例えば、これまで秋田県由利本荘市では収穫と梅雨の時期が重なることもあり、十分な乾燥ができず廃棄してしまうことも少なくありませんでした。そこで、大規模な乾燥設備や選果設備の導入、播種(はしゅ)機やブームスプレイヤーなど営農機器の貸し出しを行っています。これまで以上に安心してタマネギを作ってもらえるような環境を提供することで、産地としてより生産に集中してもらうことが狙いだといいます。
販売事業
商社としての販売の強みを生かし、産地で作られたタマネギを全量買い取りし、販売もしています。販売事業の特筆すべき点は、GAP認証を取得した農産物の取り扱いです。
自社のネットワークを活用し、産地と直接つながることでGAP認証を受けた農産物の比率を大幅に上げているといいます。また、つながっている産地のGAP取得のサポートも積極的に行っており、現在、取り扱い量の約60%を超える農産物がGAP認証を取得しているといいます。

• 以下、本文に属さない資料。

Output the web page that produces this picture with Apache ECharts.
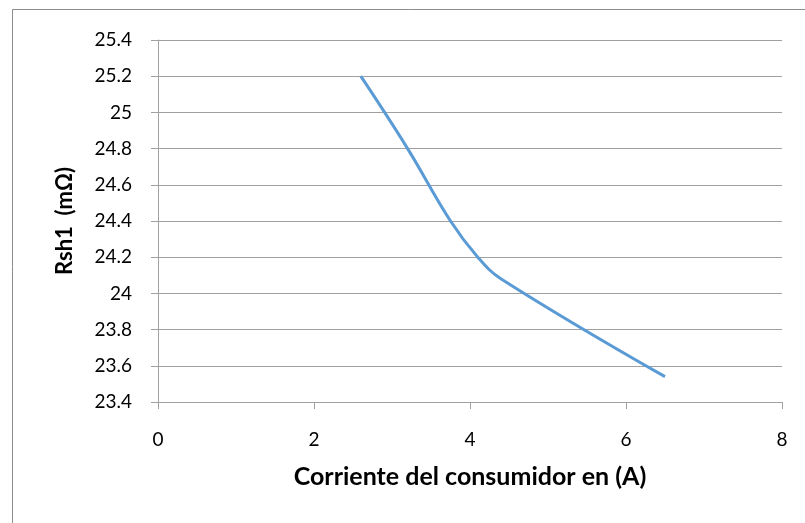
<!DOCTYPE html>
<html>
<head>
<meta charset="utf-8">
<script src="https://cdn.jsdelivr.net/npm/echarts@6/dist/echarts.min.js"></script>
<style>html,body{margin:0;padding:0;background:#fff}#c{width:805px;height:523px}</style>
</head>
<body>
<div id="c"></div>
<script>
// Data
const currents = [2.6, 3.2, 3.75, 4.1, 4.4, 6.5];
const rsh1 = [25.2, 24.8, 24.4, 24.2, 24.08, 23.54];
const xTitle = 'Corriente del consumidor en (A)';
const yTitle = 'Rsh1  (mΩ)';

const points = currents.map((c, i) => [c, rsh1[i]]);
const FONT = 'Lato, "Open Sans", sans-serif';

const chart = echarts.init(document.getElementById('c'), null, {renderer: 'canvas'});
chart.setOption({
  animation: false,
  backgroundColor: '#fff',
  graphic: [{
    type: 'rect', silent: true,
    shape: {x: 12.5, y: 9.5, width: 900, height: 600},
    style: {fill: 'none', stroke: '#8c8c8c', lineWidth: 1}
  }],
  grid: {left: 158, right: 23, top: 40, bottom: 121, containLabel: false},
  xAxis: {
    type: 'value', min: 0, max: 8, interval: 2,
    name: xTitle, nameLocation: 'middle', nameGap: 62,
    nameTextStyle: {fontFamily: FONT, fontSize: 25, fontWeight: 'bold', color: '#000'},
    axisLine: {show: true, onZero: false, lineStyle: {color: '#a0a0a0', width: 1}},
    axisTick: {show: true, length: 7, lineStyle: {color: '#a0a0a0'}},
    axisLabel: {fontFamily: FONT, fontSize: 19, color: '#000', margin: 28},
    splitLine: {show: false}
  },
  yAxis: {
    type: 'value', min: 23.4, max: 25.4, interval: 0.2,
    name: yTitle, nameLocation: 'middle', nameGap: 82, nameRotate: 90,
    nameTextStyle: {fontFamily: FONT, fontSize: 22, fontWeight: 'bold', color: '#000'},
    axisLine: {show: true, lineStyle: {color: '#a0a0a0', width: 1}},
    axisTick: {show: true, length: 7, lineStyle: {color: '#a0a0a0'}},
    axisLabel: {fontFamily: FONT, fontSize: 19, color: '#000', margin: 26,
      formatter: v => String(+v.toFixed(1))},
    splitLine: {show: true, lineStyle: {color: '#a0a0a0', width: 1}}
  },
  series: [{
    type: 'line', data: points, smooth: 0.4, showSymbol: false,
    lineStyle: {color: '#5b9bd5', width: 3}, itemStyle: {color: '#5b9bd5'}
  }]
});
</script>
</body>
</html>
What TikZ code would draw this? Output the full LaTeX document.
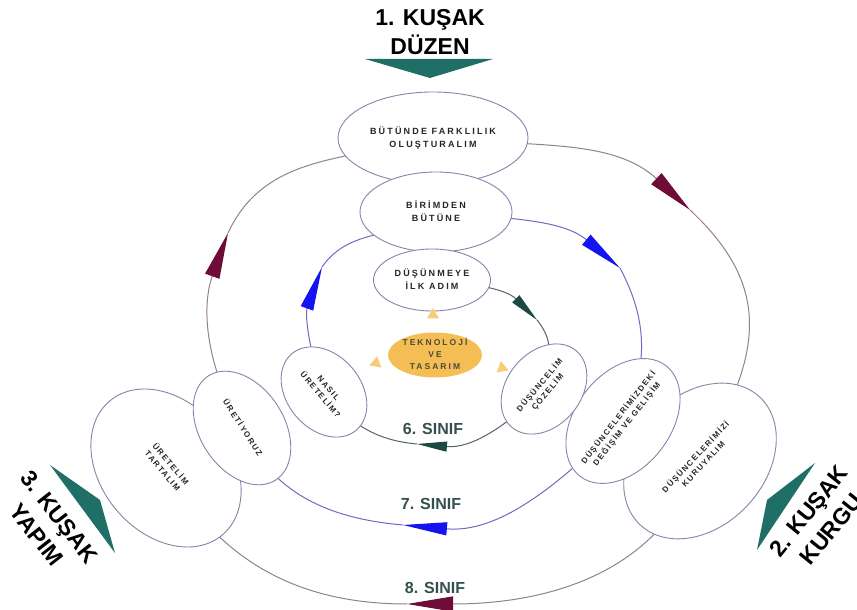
\documentclass[tikz,border=0pt]{standalone}
\usepackage{fontspec}
\setmainfont{Liberation Sans}
\newfontfamily\bubblefont[LetterSpace=24]{Liberation Sans}
\newfontfamily\smallbubblefont[LetterSpace=18]{Liberation Sans}
\usetikzlibrary{arrows.meta,shapes.geometric,backgrounds}

\definecolor{bubbleline}{HTML}{8585A8}
\definecolor{ringsix}{HTML}{56646A}
\definecolor{ringseven}{HTML}{6C6CC2}
\definecolor{ringeight}{HTML}{957F93}
\definecolor{tipsix}{HTML}{1C4A42}
\definecolor{tipseven}{HTML}{1414F0}
\definecolor{tipeight}{HTML}{6E0D38}
\definecolor{kusakteal}{HTML}{1F6F67}
\definecolor{sinifgray}{HTML}{34504E}
\definecolor{techorange}{HTML}{F4BE55}
\definecolor{techtri}{HTML}{F7CD7A}
\definecolor{techtext}{HTML}{4B4A3A}

\newcommand{\bubbletext}[1]{\makebox[0pt]{\raisebox{-.25em}[0pt][0pt]{\begin{tabular}{@{}c@{}}#1\end{tabular}}}}

\begin{document}
\begin{tikzpicture}[x=1pt,y=1pt,
    bubble/.style={ellipse,draw=bubbleline,fill=white,line width=.9pt,inner sep=0pt,
                   font=\bubblefont\bfseries\fontsize{9}{13}\selectfont,text=black!85},
    small bubble/.style={bubble,font=\smallbubblefont\bfseries\fontsize{8}{10.5}\selectfont},
    ring six/.style={draw=ringsix,line width=1pt},
    ring seven/.style={draw=ringseven,line width=1pt},
    ring eight/.style={draw=ringeight,line width=1pt},
    tip six/.style={-{Triangle[length=30pt,width=10pt,color=tipsix]}},
    tip seven/.style={-{Triangle[length=44pt,width=13pt,color=tipseven]}},
    tip eight/.style={-{Triangle[length=46pt,width=15pt,color=tipeight]}},
    sinif/.style={font=\bfseries\fontsize{16}{18}\selectfont,text=sinifgray,inner sep=0pt},
    kusak/.style={font=\bfseries\fontsize{23}{29}\selectfont,align=center,inner sep=0pt},
    tech tri/.style={regular polygon,regular polygon sides=3,fill=techtri,inner sep=0pt,minimum size=14pt}]
  \useasboundingbox (0,0) rectangle (857,610);

  \node[small bubble,minimum width=175pt,minimum height=130pt,rotate=-50] (tartalim) at (166,142) {\bubbletext{ÜRETELİM\\TARTALIM}};
  \node[small bubble,minimum width=175pt,minimum height=130pt,rotate=47] (kuruyalim) at (700,149) {\bubbletext{DÜŞÜNCELERİMİZİ\\KURUYALIM}};
  \node[bubble,minimum width=190pt,minimum height=92pt] (butunde) at (433,472) {\bubbletext{BÜTÜNDE FARKLILIK\\OLUŞTURALIM}};
  \node[small bubble,minimum width=124pt,minimum height=84pt,rotate=-57] (uretiyoruz) at (242,182) {\bubbletext{ÜRETİYORUZ}};
  \node[small bubble,minimum width=140pt,minimum height=95pt,rotate=52] (degisim) at (623,189) {\bubbletext{DÜŞÜNCELERİMİZDEKİ\\DEĞİŞİM VE GELİŞİM}};
  \node[bubble,minimum width=152pt,minimum height=80pt] (birimden) at (436,398) {\bubbletext{BİRİMDEN\\BÜTÜNE}};
  \node[small bubble,minimum width=100pt,minimum height=74pt,rotate=-50] (nasil) at (324,218) {\bubbletext{NASIL\\ÜRETELİM?}};
  \node[small bubble,minimum width=100pt,minimum height=74pt,rotate=50] (cozelim) at (544,221) {\bubbletext{DÜŞÜNCELİM\\ÇÖZELİM}};
  \node[bubble,minimum width=117pt,minimum height=62pt] (dusunmeye) at (432,330) {\bubbletext{DÜŞÜNMEYE\\İLK ADIM}};
  \node[bubble,draw=none,fill=techorange,text=techtext,minimum width=94pt,minimum height=45pt,
        font=\bubblefont\bfseries\fontsize{8.5}{12}\selectfont] (teknoloji) at (435,255) {\bubbletext{TEKNOLOJİ\\VE\\TASARIM}};

  \node[tech tri] (triup) at (433,295) {};
  \node[tech tri,rotate=110] (trileft) at (376,247) {};
  \node[tech tri,rotate=-110] (triright) at (502,242) {};

  \coordinate (a6) at (537,290);
  \coordinate (b6) at (417,166);
  \coordinate (a7l) at (322,343);
  \coordinate (a7r) at (620,342);
  \coordinate (b7) at (403,85);
  \coordinate (a8l) at (228,377);
  \coordinate (a8r) at (690,400);
  \coordinate (b8) at (407,6);

  \begin{scope}[on background layer]
    \fill[white] (0,0) rectangle (857,610);
    \draw[ring six,tip six] (dusunmeye.center) to[out=-5,in=135] (a6);
    \draw[ring six] (a6) to[out=-50,in=75] (cozelim.center);
    \draw[ring six,tip six] (cozelim.center) to[out=-135,in=-5] (b6);
    \draw[ring six] (b6) to[out=175,in=-50] (nasil.center);
    \draw[ring seven,tip seven] (nasil.center) to[out=110,in=-110] (a7l);
    \draw[ring seven] (a7l) to[out=55,in=215] (birimden.center);
    \draw[ring seven,tip seven] (birimden.center) to[out=-5,in=140] (a7r);
    \draw[ring seven] (a7r) to[out=-62,in=65] (degisim.center);
    \draw[ring seven,tip seven] (degisim.center) to[out=-135,in=-5] (b7);
    \draw[ring seven] (b7) to[out=175,in=-65] (uretiyoruz.center);
    \draw[ring eight,tip eight] (uretiyoruz.center) to[out=120,in=-110] (a8l);
    \draw[ring eight] (a8l) to[out=65,in=195] (butunde.center);
    \draw[ring eight,tip eight] (butunde.center) to[out=-5,in=137] (a8r);
    \draw[ring eight] (a8r) to[out=-43,in=60,looseness=1.2] (kuruyalim.center);
    \draw[ring eight,tip eight] (kuruyalim.center) to[out=-110,in=0] (b8);
    \draw[ring eight] (b8) to[out=180,in=-60] (tartalim.center);
  \end{scope}

  \node[sinif] (sinif6) at (433,181) {6. SINIF};
  \node[sinif] (sinif7) at (431,106) {7. SINIF};
  \node[sinif] (sinif8) at (435,22) {8. SINIF};

  \node[kusak] (kusak1) at (430,578) {1. KUŞAK\\DÜZEN};
  \node[kusak,rotate=-52] (kusak3) at (48,84) {3. KUŞAK\\YAPIM};
  \node[kusak,rotate=51] (kusak2) at (820,90) {2. KUŞAK\\KURGU};
  \fill[kusakteal] (365,551) -- (493,551) -- (430,532) -- cycle;
  \fill[kusakteal] (50,145) -- (100,110) -- (115,57) -- cycle;
  \fill[kusakteal] (815,147) -- (767,110) -- (757,60) -- cycle;
\end{tikzpicture}
\end{document}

また、取り扱い品目としては、レタスやトマト、大根、タマネギといった生鮮野菜を中心に扱っており、首都圏を中心としたコンビニ系食品メーカーや量販店、外食事業者などへ販売しているそうです。
GAP認証取得のサポート
双日農業がJGAP団体事務局となり関連の産地や農場でのGAP取得をサポートしています。
GAP取得においては、個人での取得となると金額による負担額や取りまとめする資料など多くの手間が必要となります。それに比べ団体認証の場合は、負担額が低減し、事務局が帳票作成、審査申請のとりまとめをし、生産者が産地での日々の管理や薬剤の保管をするなど役割分担をすることで管理の効率化を図ることが可能です。結果として、同社としてもGAP認証を受けた農産物の取り扱い量が増えるので、それを販売の強みとすることができ、(利益)還元することができるといいます。
総合商社が目指す農業の展望
通年を通してのタマネギの安定供給
これまでグループとして手掛けてきた秋田県、高知県、大分県での産地形成ですが、通年の供給といった観点からみると今後、新たな地域での産地形成も必要となります。現在、試験的に北海道や東北、北関東でも生産を開始しており、本格的に生産開始されれば通年供給も可能です。今後、こうした産地での拠点を作りながら、それぞれの地域での収量を増やしていき、短期的には全国の各産地全体で約300ヘクタールのタマネギ生産を目指していくといいます。
また、通年での産地形成がなされていくと、人材不足という農業界全体の課題解決にもつながるといいます。タマネギ栽培に関しては繁忙期と閑散期が明確に分かれるので、収穫のタイミングに合わせて人材を南から北上させることが可能です。生産者だけでなく、働き手としても閑散期なく通年の仕事を確保することができるといったメリットにもつながります。
今後はニンジンにも参入予定
「ニンジンの国内消費量は約65万トンで、そのうち約90%が国内産。つまり、約10%にあたる約8万トンが中国を中心とした輸入品となっています」と岡田さんと塚本さん。そこでタマネギと同様に機械化が可能なニンジンの産地形成を試験的に開始。今後は、タマネギとニンジンといった二つの柱を軸に農業生産を行う予定だといいます。
加工による収益性の増加
カット野菜や冷凍野菜などではなく、タマネギの皮むきといった一次加工の分野も検討しているといいます。
実際、中国などから輸入されるタマネギは皮がむかれた状態のものも多く、皮をむいた身なりでの需要が少なくありません。これから輸入品の代替品となるためにはそういった需要にも答えていく必要があります。
需要側の品質基準をクリアして、物流問題にも対応し、タマネギの皮むきの自動化等を進めているパートナーと共同しながら、一次加工の分野にも参入していく方向で進めているといいます。
収益を出しづらいといわれている農業分野において、生産から加工、流通、販売と、これらの取り組みを複合的に行うことで、稼げる農業ビジネスを構築していくことが可能だといいます。
今回取材をしていて双日の担当者は終始、「これらの計画を推し進めるためにも地域の生産者がきちんとした収入を得られるような形でなければ持続できない」と強く話されていました。今後、双日の取り組みがどのような展開を迎えていくのかが、農業と企業といった関係の行く末に大きく関わってくるのではないでしょうか。